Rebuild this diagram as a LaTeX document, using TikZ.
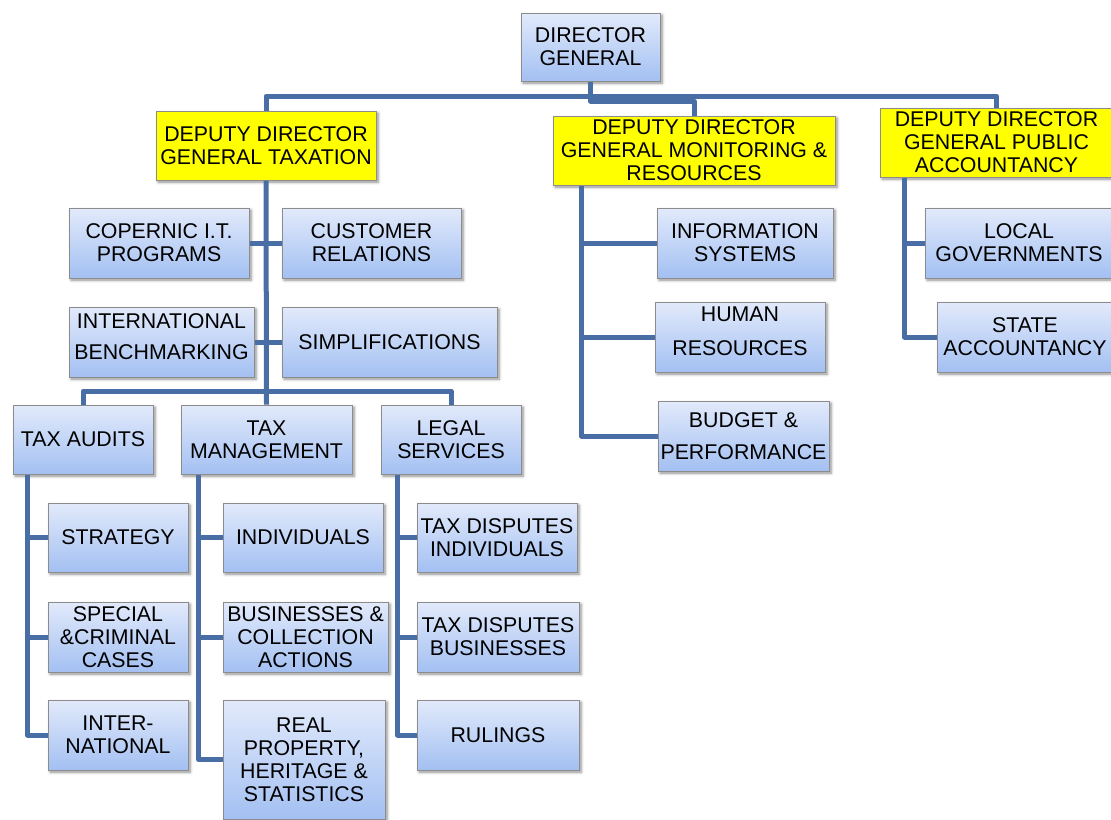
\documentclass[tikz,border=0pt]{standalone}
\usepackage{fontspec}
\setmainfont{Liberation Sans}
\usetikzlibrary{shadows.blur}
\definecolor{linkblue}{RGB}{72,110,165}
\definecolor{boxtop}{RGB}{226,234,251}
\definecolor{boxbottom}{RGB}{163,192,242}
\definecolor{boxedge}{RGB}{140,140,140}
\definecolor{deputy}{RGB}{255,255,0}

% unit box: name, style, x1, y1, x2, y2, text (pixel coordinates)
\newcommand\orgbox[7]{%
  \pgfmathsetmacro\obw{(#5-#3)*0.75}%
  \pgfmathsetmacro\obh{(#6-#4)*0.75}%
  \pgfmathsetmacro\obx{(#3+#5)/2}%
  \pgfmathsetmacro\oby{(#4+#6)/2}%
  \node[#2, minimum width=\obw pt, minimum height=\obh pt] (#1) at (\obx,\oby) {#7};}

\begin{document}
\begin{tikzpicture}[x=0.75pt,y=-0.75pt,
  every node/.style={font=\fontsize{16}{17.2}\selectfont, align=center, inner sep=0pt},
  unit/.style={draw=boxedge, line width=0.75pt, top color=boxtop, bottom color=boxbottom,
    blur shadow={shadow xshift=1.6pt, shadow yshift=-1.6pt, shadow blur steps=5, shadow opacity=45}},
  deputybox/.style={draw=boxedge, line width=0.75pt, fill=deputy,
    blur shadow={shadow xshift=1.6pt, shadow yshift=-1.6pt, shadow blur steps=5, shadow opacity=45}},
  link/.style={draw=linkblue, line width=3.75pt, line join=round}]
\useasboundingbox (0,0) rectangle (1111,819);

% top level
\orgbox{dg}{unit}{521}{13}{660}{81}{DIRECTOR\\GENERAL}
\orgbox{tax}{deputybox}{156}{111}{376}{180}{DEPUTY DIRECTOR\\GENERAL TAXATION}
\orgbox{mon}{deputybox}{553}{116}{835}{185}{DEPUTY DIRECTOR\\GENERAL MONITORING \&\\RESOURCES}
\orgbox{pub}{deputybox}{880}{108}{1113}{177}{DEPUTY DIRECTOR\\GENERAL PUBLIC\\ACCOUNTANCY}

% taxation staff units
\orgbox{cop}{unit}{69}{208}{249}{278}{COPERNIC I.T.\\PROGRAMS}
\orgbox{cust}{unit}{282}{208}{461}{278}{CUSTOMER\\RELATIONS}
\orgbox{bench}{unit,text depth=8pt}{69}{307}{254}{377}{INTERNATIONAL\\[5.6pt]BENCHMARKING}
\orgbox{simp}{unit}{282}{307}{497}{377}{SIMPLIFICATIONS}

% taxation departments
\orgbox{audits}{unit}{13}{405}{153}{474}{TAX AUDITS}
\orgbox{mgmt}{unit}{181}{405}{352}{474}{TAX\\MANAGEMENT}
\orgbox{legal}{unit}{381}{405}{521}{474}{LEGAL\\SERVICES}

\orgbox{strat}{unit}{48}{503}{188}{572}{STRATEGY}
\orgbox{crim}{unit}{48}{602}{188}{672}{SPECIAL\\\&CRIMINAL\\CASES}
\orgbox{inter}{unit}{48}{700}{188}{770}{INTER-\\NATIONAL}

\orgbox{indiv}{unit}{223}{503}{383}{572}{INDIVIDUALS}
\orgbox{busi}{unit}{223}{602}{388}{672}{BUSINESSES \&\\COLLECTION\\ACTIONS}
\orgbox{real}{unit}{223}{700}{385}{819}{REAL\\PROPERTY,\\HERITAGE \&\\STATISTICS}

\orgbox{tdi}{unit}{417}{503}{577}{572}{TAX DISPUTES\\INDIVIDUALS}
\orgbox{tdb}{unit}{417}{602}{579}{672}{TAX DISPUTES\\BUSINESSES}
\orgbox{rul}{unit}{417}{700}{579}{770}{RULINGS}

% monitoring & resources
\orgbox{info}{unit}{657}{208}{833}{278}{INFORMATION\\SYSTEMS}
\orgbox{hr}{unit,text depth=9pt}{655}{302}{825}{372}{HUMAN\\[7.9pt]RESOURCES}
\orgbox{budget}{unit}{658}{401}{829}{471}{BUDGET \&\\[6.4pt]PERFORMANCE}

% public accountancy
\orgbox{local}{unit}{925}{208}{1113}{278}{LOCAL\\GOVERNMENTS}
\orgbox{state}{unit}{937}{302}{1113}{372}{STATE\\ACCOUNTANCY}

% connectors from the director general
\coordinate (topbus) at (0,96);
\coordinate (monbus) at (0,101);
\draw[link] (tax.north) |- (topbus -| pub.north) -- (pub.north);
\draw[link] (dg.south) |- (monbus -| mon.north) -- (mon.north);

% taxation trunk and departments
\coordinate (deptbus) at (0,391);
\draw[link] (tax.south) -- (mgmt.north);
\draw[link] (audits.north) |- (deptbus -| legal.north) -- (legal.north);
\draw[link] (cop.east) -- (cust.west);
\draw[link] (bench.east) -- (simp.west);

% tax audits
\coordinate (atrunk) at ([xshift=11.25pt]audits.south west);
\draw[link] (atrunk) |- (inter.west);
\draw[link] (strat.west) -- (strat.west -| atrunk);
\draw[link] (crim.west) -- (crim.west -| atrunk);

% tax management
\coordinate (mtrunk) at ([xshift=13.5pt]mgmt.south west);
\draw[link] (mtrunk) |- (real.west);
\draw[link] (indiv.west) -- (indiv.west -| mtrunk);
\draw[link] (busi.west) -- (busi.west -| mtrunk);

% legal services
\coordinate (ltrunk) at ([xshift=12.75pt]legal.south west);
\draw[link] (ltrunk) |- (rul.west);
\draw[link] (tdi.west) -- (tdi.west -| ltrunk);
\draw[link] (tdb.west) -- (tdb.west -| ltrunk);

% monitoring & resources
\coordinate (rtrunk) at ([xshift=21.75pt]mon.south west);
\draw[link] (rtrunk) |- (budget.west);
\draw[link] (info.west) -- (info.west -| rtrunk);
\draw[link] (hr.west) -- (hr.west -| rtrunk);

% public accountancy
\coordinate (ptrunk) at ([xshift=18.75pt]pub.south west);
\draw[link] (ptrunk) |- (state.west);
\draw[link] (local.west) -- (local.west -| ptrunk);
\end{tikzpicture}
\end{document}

* * * *

Directive: Skip the pictures and restate exactly the lines from the beginning of the listing to the line with "width=\obw pt, minimum", that line included.

Solution:
Rebuild this diagram as a LaTeX document, using TikZ.
\documentclass[tikz,border=0pt]{standalone}
\usepackage{fontspec}
\setmainfont{Liberation Sans}
\usetikzlibrary{shadows.blur}
\definecolor{linkblue}{RGB}{72,110,165}
\definecolor{boxtop}{RGB}{226,234,251}
\definecolor{boxbottom}{RGB}{163,192,242}
\definecolor{boxedge}{RGB}{140,140,140}
\definecolor{deputy}{RGB}{255,255,0}

% unit box: name, style, x1, y1, x2, y2, text (pixel coordinates)
\newcommand\orgbox[7]{%
  \pgfmathsetmacro\obw{(#5-#3)*0.75}%
  \pgfmathsetmacro\obh{(#6-#4)*0.75}%
  \pgfmathsetmacro\obx{(#3+#5)/2}%
  \pgfmathsetmacro\oby{(#4+#6)/2}%
  \node[#2, minimum width=\obw pt, minimum height=\obh pt] (#1) at (\obx,\oby) {#7};}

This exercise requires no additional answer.